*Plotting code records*
....

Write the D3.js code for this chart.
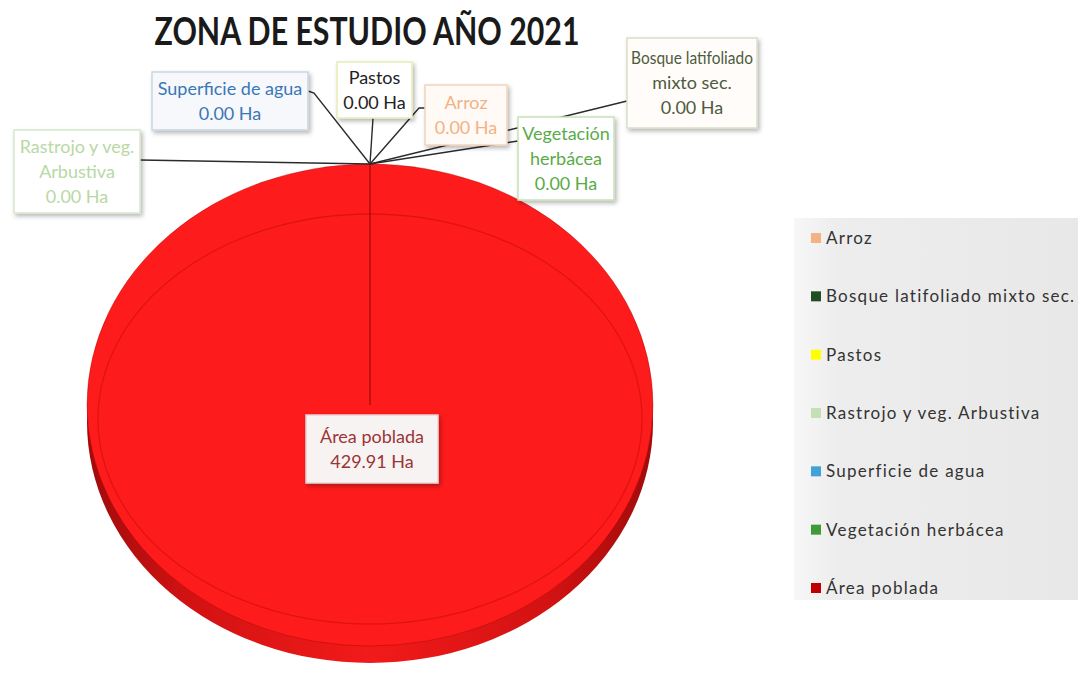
<!DOCTYPE html>
<html>
<head>
<meta charset="utf-8">
<script src="https://cdn.jsdelivr.net/npm/d3@7/dist/d3.min.js"></script>
<style>
  html, body { margin: 0; padding: 0; background: #ffffff; }
  svg { display: block; font-family: Lato, "Open Sans", sans-serif; }
</style>
</head>
<body>
<svg id="chart" width="1078" height="673"></svg>
<script>
// Land-cover classes of the study zone, 2021 (hectares)
const titleText = "ZONA DE ESTUDIO AÑO 2021";
const categories = [
  "Arroz",
  "Bosque latifoliado mixto sec.",
  "Pastos",
  "Rastrojo y veg.  Arbustiva",
  "Superficie de agua",
  "Vegetación herbácea",
  "Área poblada"
];
const hectares = [0, 0, 0, 0, 0, 0, 429.91];
const sliceColors = ["#f4b183", "#1f4e20", "#ffff00", "#c5e0b4", "#3fa3d8", "#3f9a3a", "#c00000"];
// Data-label text lines (name part) for each class
const labelNames = [
  ["Arroz"],
  ["Bosque latifoliado", "mixto sec."],
  ["Pastos"],
  ["Rastrojo y veg.", "Arbustiva"],
  ["Superficie de agua"],
  ["Vegetación", "herbácea"],
  ["Área poblada"]
];
const unit = "Ha";

const svg = d3.select("#chart");
const W = 1078, H = 673;

// squeeze a text element horizontally (about its anchor x) so it fits maxW
function fitWidth(sel, anchorX, maxW) {
  const len = sel.node().getComputedTextLength();
  if (len > maxW) {
    const s = maxW / len;
    sel.attr("transform", `translate(${anchorX},0) scale(${s},1) translate(${-anchorX},0)`);
  }
}

// ---- defs: shadow + gradients ----
const defs = svg.append("defs");
const shadow = defs.append("filter").attr("id", "boxShadow")
  .attr("x", "-20%").attr("y", "-20%").attr("width", "150%").attr("height", "150%");
shadow.append("feDropShadow").attr("dx", 2).attr("dy", 2.5)
  .attr("stdDeviation", 2).attr("flood-color", "#000").attr("flood-opacity", 0.28);

const sideGrad = defs.append("linearGradient").attr("id", "sideGrad")
  .attr("x1", "0%").attr("x2", "100%").attr("y1", "0%").attr("y2", "0%");
[[0, "#a00b0b"], [0.18, "#d21212"], [0.5, "#f21a1a"], [0.82, "#d21212"], [1, "#a00b0b"]]
  .forEach(([o, c]) => sideGrad.append("stop").attr("offset", o).attr("stop-color", c));

const legGrad = defs.append("linearGradient").attr("id", "legGrad")
  .attr("x1", "0%").attr("x2", "100%").attr("y1", "0%").attr("y2", "0%");
[[0, "#f7f7f7"], [0.15, "#ededed"], [1, "#e8e8e8"]]
  .forEach(([o, c]) => legGrad.append("stop").attr("offset", o).attr("stop-color", c));

// ---- title ----
const title = svg.append("text")
  .attr("x", 367).attr("y", 45)
  .attr("text-anchor", "middle")
  .attr("font-size", 38).attr("font-weight", 700)
  .attr("fill", "#1a1a1a")
  .text(titleText);
fitWidth(title, 367, 425);

// ---- tilted pie ----
const cx = 370, cy = 405, rx = 283, ry = 241, depth = 17;
const k = ry / rx;

const pie = d3.pie().sort(null).value(d => d.value);
const data = categories.map((c, i) => ({ name: c, value: hectares[i], color: sliceColors[i], lines: labelNames[i] }));
const arcs = pie(data);
const arc = d3.arc().innerRadius(0).outerRadius(rx);

// extruded side (drawn under the top face)
const side = svg.append("g").attr("transform", `translate(${cx},${cy + depth}) scale(1,${k})`);
side.selectAll("path").data(arcs.filter(d => d.value > 0)).join("path")
  .attr("d", arc)
  .attr("fill", "url(#sideGrad)");

// top face
const face = svg.append("g").attr("transform", `translate(${cx},${cy}) scale(1,${k})`);
face.selectAll("path").data(arcs.filter(d => d.value > 0)).join("path")
  .attr("d", arc)
  .attr("fill", "#fe1b1b")
  .attr("stroke", "rgba(150,0,0,0.35)")
  .attr("stroke-width", 1)
  .attr("vector-effect", "non-scaling-stroke");

// bevel rim on the face
svg.append("ellipse")
  .attr("cx", cx).attr("cy", cy + 14)
  .attr("rx", rx - 11).attr("ry", ry - 36)
  .attr("fill", "none")
  .attr("stroke", "rgba(175,0,0,0.35)")
  .attr("stroke-width", 1.3);

// slice boundary (radial edge at each slice start)
const edgePoint = a => [cx + rx * Math.sin(a), cy - ry * Math.cos(a)];
const starts = Array.from(new Set(arcs.map(d => d.startAngle)));
starts.forEach(a => {
  const p = edgePoint(a);
  svg.append("line")
    .attr("x1", cx).attr("y1", cy).attr("x2", p[0]).attr("y2", p[1])
    .attr("stroke", "rgba(110,0,0,0.75)").attr("stroke-width", 1);
});

// ---- data labels ----
// box placement and leader route for each class label
const labelLayout = {
  "Arroz":                        { x: 425, y: 85,  w: 82,  h: 60, color: "#f4b183", border: "#efd3bd", fill: "#fffaf6", route: [[425, 108], [419, 108]] },
  "Bosque latifoliado mixto sec.":{ x: 627, y: 38,  w: 130, h: 90, color: "#4d5b3e", border: "#d8dfc8", fill: "#fffcfa", route: [[627, 101]] },
  "Pastos":                       { x: 337, y: 62,  w: 75,  h: 56, color: "#222222", border: "#e9ecb5", fill: "#ffffff", route: [[373, 118]] },
  "Rastrojo y veg.  Arbustiva":   { x: 14,  y: 130, w: 126, h: 83, color: "#b8d8a4", border: "#d6e7cb", fill: "#ffffff", route: [[140, 160]] },
  "Superficie de agua":           { x: 152, y: 72,  w: 156, h: 58, color: "#3a77b8", border: "#c9d6e3", fill: "#f6f8fb", route: [[308, 91], [314, 93]] },
  "Vegetación herbácea":          { x: 518, y: 117, w: 96,  h: 83, color: "#5aab47", border: "#c8e2b8", fill: "#ffffff", route: [[518, 141]] },
  "Área poblada":                 { x: 306, y: 415, w: 132, h: 68, color: "#9b3535", border: "#e6d4d4", fill: "#f8f3f3", route: null }
};

const leaders = svg.append("g");
const boxes = svg.append("g");
const fmt = d3.format(".2f");

// draw labels in an order that lets the Arroz box sit over the Bosque leader
const drawOrder = ["Bosque latifoliado mixto sec.", "Vegetación herbácea", "Rastrojo y veg.  Arbustiva",
  "Superficie de agua", "Pastos", "Arroz", "Área poblada"];

drawOrder.forEach(name => {
  const d = arcs.find(a => a.data.name === name);
  const L = labelLayout[name];
  if (L.route) {
    const anchor = edgePoint((d.startAngle + d.endAngle) / 2);
    const pts = L.route.concat([anchor]);
    leaders.append("path")
      .attr("d", d3.line()(pts))
      .attr("fill", "none")
      .attr("stroke", "#2b2b2b")
      .attr("stroke-width", 1.4);
  }
  const g = boxes.append("g");
  g.append("rect")
    .attr("x", L.x).attr("y", L.y).attr("width", L.w).attr("height", L.h)
    .attr("fill", L.fill).attr("stroke", L.border).attr("stroke-width", 1.5)
    .attr("filter", "url(#boxShadow)");
  const lines = d.data.lines.concat([`${fmt(d.data.value)} ${unit}`]);
  const lh = 25;
  const y0 = L.y + L.h / 2 - (lines.length - 1) * lh / 2;
  const mx = L.x + L.w / 2;
  lines.forEach((t, i) => {
    const tx = g.append("text")
      .attr("x", mx).attr("y", y0 + i * lh)
      .attr("dy", "0.35em")
      .attr("text-anchor", "middle")
      .attr("font-size", 18)
      .attr("fill", L.color)
      .text(t);
    fitWidth(tx, mx, L.w - 8);
  });
});

// ---- legend ----
const legend = svg.append("g");
legend.append("rect")
  .attr("x", 794).attr("y", 218).attr("width", W - 794).attr("height", 382)
  .attr("fill", "url(#legGrad)");

const legY = d3.scalePoint().domain(categories).range([238, 588]);
const items = legend.selectAll("g.item").data(data).join("g")
  .attr("class", "item")
  .attr("transform", d => `translate(811,${legY(d.name)})`);
items.append("rect")
  .attr("x", 0).attr("y", -5).attr("width", 10).attr("height", 10)
  .attr("fill", d => d.color);
items.append("text")
  .attr("x", 15).attr("y", 0).attr("dy", "0.36em")
  .attr("font-size", 17)
  .attr("letter-spacing", 1.25)
  .attr("fill", "#333333")
  .text(d => d.name);
</script>
</body>
</html>
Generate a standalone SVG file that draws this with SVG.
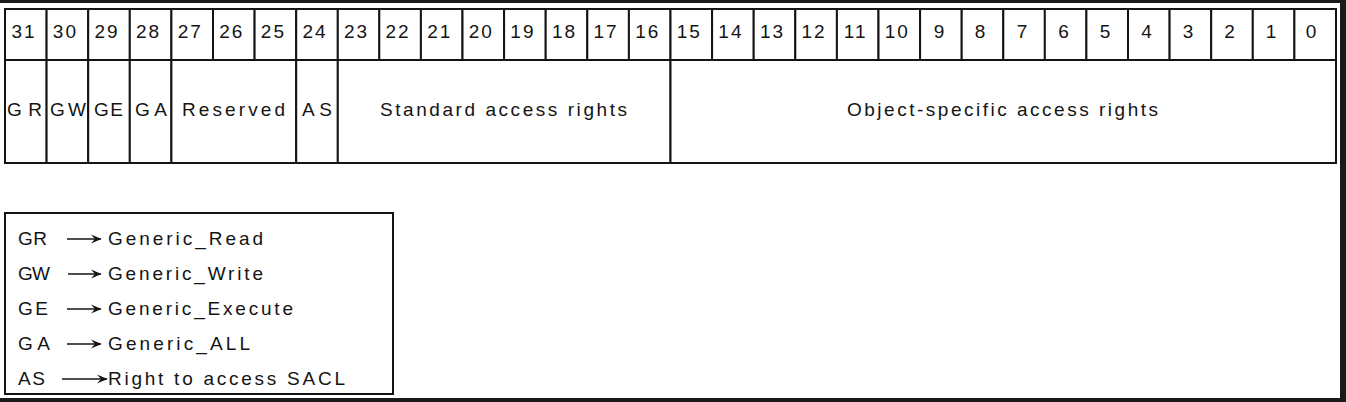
<svg xmlns="http://www.w3.org/2000/svg" width="1346" height="402" viewBox="0 0 1346 402">
<style>
.ln{fill:#fff;stroke:#141414;stroke-width:2}
.t{font-family:"Liberation Sans",Arial,sans-serif;font-size:19px;fill:#141414}
.d{text-anchor:middle;letter-spacing:2px}
.ar{stroke:#141414;stroke-width:1.6;fill:none;marker-end:url(#ah)}
</style>
<defs>
<marker id="ah" markerUnits="userSpaceOnUse" markerWidth="11" markerHeight="10" refX="10" refY="5" orient="auto" viewBox="0 0 11 10">
<path d="M0,0.5 L10.5,5 L0,9.5 L4,5 Z" fill="#141414"/>
</marker>
</defs>
<rect x="0" y="0" width="1346" height="402" fill="#1a1a1a"/>
<rect x="0" y="3" width="1340" height="395" fill="#fff"/>
<g id="bits">
<g id="bit31"><rect class="ln" x="5" y="9" width="41.6" height="51"/><text class="t d" x="24" y="38">31</text></g>
<g id="bit30"><rect class="ln" x="46.6" y="9" width="41.6" height="51"/><text class="t d" x="65.4" y="38">30</text></g>
<g id="bit29"><rect class="ln" x="88.2" y="9" width="41.6" height="51"/><text class="t d" x="107" y="38">29</text></g>
<g id="bit28"><rect class="ln" x="129.8" y="9" width="41.6" height="51"/><text class="t d" x="148.6" y="38">28</text></g>
<g id="bit27"><rect class="ln" x="171.4" y="9" width="41.6" height="51"/><text class="t d" x="190.2" y="38">27</text></g>
<g id="bit26"><rect class="ln" x="213" y="9" width="41.6" height="51"/><text class="t d" x="231.8" y="38">26</text></g>
<g id="bit25"><rect class="ln" x="254.6" y="9" width="41.6" height="51"/><text class="t d" x="273.4" y="38">25</text></g>
<g id="bit24"><rect class="ln" x="296.2" y="9" width="41.6" height="51"/><text class="t d" x="315" y="38">24</text></g>
<g id="bit23"><rect class="ln" x="337.8" y="9" width="41.6" height="51"/><text class="t d" x="356.5" y="38">23</text></g>
<g id="bit22"><rect class="ln" x="379.3" y="9" width="41.6" height="51"/><text class="t d" x="398.1" y="38">22</text></g>
<g id="bit21"><rect class="ln" x="420.9" y="9" width="41.6" height="51"/><text class="t d" x="439.7" y="38">21</text></g>
<g id="bit20"><rect class="ln" x="462.5" y="9" width="41.6" height="51"/><text class="t d" x="481.3" y="38">20</text></g>
<g id="bit19"><rect class="ln" x="504.1" y="9" width="41.6" height="51"/><text class="t d" x="522.9" y="38">19</text></g>
<g id="bit18"><rect class="ln" x="545.7" y="9" width="41.6" height="51"/><text class="t d" x="564.5" y="38">18</text></g>
<g id="bit17"><rect class="ln" x="587.3" y="9" width="41.6" height="51"/><text class="t d" x="606.1" y="38">17</text></g>
<g id="bit16"><rect class="ln" x="628.9" y="9" width="41.6" height="51"/><text class="t d" x="647.7" y="38">16</text></g>
<g id="bit15"><rect class="ln" x="670.5" y="9" width="41.6" height="51"/><text class="t d" x="689.3" y="38">15</text></g>
<g id="bit14"><rect class="ln" x="712.1" y="9" width="41.6" height="51"/><text class="t d" x="730.9" y="38">14</text></g>
<g id="bit13"><rect class="ln" x="753.7" y="9" width="41.6" height="51"/><text class="t d" x="772.5" y="38">13</text></g>
<g id="bit12"><rect class="ln" x="795.3" y="9" width="41.6" height="51"/><text class="t d" x="814.1" y="38">12</text></g>
<g id="bit11"><rect class="ln" x="836.9" y="9" width="41.6" height="51"/><text class="t d" x="855.7" y="38">11</text></g>
<g id="bit10"><rect class="ln" x="878.5" y="9" width="41.6" height="51"/><text class="t d" x="897.3" y="38">10</text></g>
<g id="bit9"><rect class="ln" x="920.1" y="9" width="41.6" height="51"/><text class="t d" x="940" y="38">9</text></g>
<g id="bit8"><rect class="ln" x="961.7" y="9" width="41.6" height="51"/><text class="t d" x="981" y="38">8</text></g>
<g id="bit7"><rect class="ln" x="1003.3" y="9" width="41.6" height="51"/><text class="t d" x="1023" y="38">7</text></g>
<g id="bit6"><rect class="ln" x="1044.8" y="9" width="41.6" height="51"/><text class="t d" x="1064.5" y="38">6</text></g>
<g id="bit5"><rect class="ln" x="1086.4" y="9" width="41.6" height="51"/><text class="t d" x="1106" y="38">5</text></g>
<g id="bit4"><rect class="ln" x="1128" y="9" width="41.6" height="51"/><text class="t d" x="1147.5" y="38">4</text></g>
<g id="bit3"><rect class="ln" x="1169.6" y="9" width="41.6" height="51"/><text class="t d" x="1189" y="38">3</text></g>
<g id="bit2"><rect class="ln" x="1211.2" y="9" width="41.6" height="51"/><text class="t d" x="1230.5" y="38">2</text></g>
<g id="bit1"><rect class="ln" x="1252.8" y="9" width="41.6" height="51"/><text class="t d" x="1272" y="38">1</text></g>
<g id="bit0"><rect class="ln" x="1294.4" y="9" width="41.6" height="51"/><text class="t d" x="1312" y="38">0</text></g>
</g>
<g id="fields">
<g id="field-GR"><rect class="ln" x="5" y="60" width="41.6" height="103"/><text class="t" x="7" y="116" textLength="35" lengthAdjust="spacing">GR</text></g>
<g id="field-GW"><rect class="ln" x="46.6" y="60" width="41.6" height="103"/><text class="t" x="50" y="116" textLength="36" lengthAdjust="spacing">GW</text></g>
<g id="field-GE"><rect class="ln" x="88.2" y="60" width="41.6" height="103"/><text class="t" x="94" y="116" textLength="29" lengthAdjust="spacing">GE</text></g>
<g id="field-GA"><rect class="ln" x="129.8" y="60" width="41.6" height="103"/><text class="t" x="135" y="116" textLength="32" lengthAdjust="spacing">GA</text></g>
<g id="field-Reserved"><rect class="ln" x="171.4" y="60" width="124.8" height="103"/><text class="t" x="182" y="116" textLength="103" lengthAdjust="spacing">Reserved</text></g>
<g id="field-AS"><rect class="ln" x="296.2" y="60" width="41.6" height="103"/><text class="t" x="302" y="116" textLength="30" lengthAdjust="spacing">AS</text></g>
<g id="field-standard"><rect class="ln" x="337.8" y="60" width="332.7" height="103"/><text class="t" x="380" y="116" textLength="247" lengthAdjust="spacing">Standard access rights</text></g>
<g id="field-object"><rect class="ln" x="670.5" y="60" width="665.5" height="103"/><text class="t" x="847" y="116" textLength="311" lengthAdjust="spacing">Object-specific access rights</text></g>
</g>
<g id="legend">
<rect class="ln" x="5" y="213" width="388" height="181"/>
<text class="t" x="18" y="245" textLength="29" lengthAdjust="spacing">GR</text>
<text class="t" x="108" y="245" textLength="155" lengthAdjust="spacing">Generic_Read</text>
<text class="t" x="18" y="280" textLength="32" lengthAdjust="spacing">GW</text>
<text class="t" x="108" y="280" textLength="155" lengthAdjust="spacing">Generic_Write</text>
<text class="t" x="18" y="315" textLength="30" lengthAdjust="spacing">GE</text>
<text class="t" x="108" y="315" textLength="185" lengthAdjust="spacing">Generic_Execute</text>
<text class="t" x="18" y="350" textLength="32" lengthAdjust="spacing">GA</text>
<text class="t" x="108" y="350" textLength="142" lengthAdjust="spacing">Generic_ALL</text>
<text class="t" x="18" y="385" textLength="27" lengthAdjust="spacing">AS</text>
<text class="t" x="108" y="385" textLength="237" lengthAdjust="spacing">Right to access SACL</text>
</g>
<g id="connectors">
<line class="ar" x1="67" y1="239" x2="101" y2="239"/>
<line class="ar" x1="68" y1="274" x2="101" y2="274"/>
<line class="ar" x1="67" y1="309" x2="101" y2="309"/>
<line class="ar" x1="67" y1="344" x2="101" y2="344"/>
<line class="ar" x1="62" y1="379" x2="107" y2="379"/>
</g>
</svg>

....

*DESCRIPTION OF THE TASK*
Read through the entries and copy each line in which "this" appears.

*ANSWER TO THE PROBLEM*
Write the D3.js code for this chart.
Generate a standalone SVG file that draws this with SVG.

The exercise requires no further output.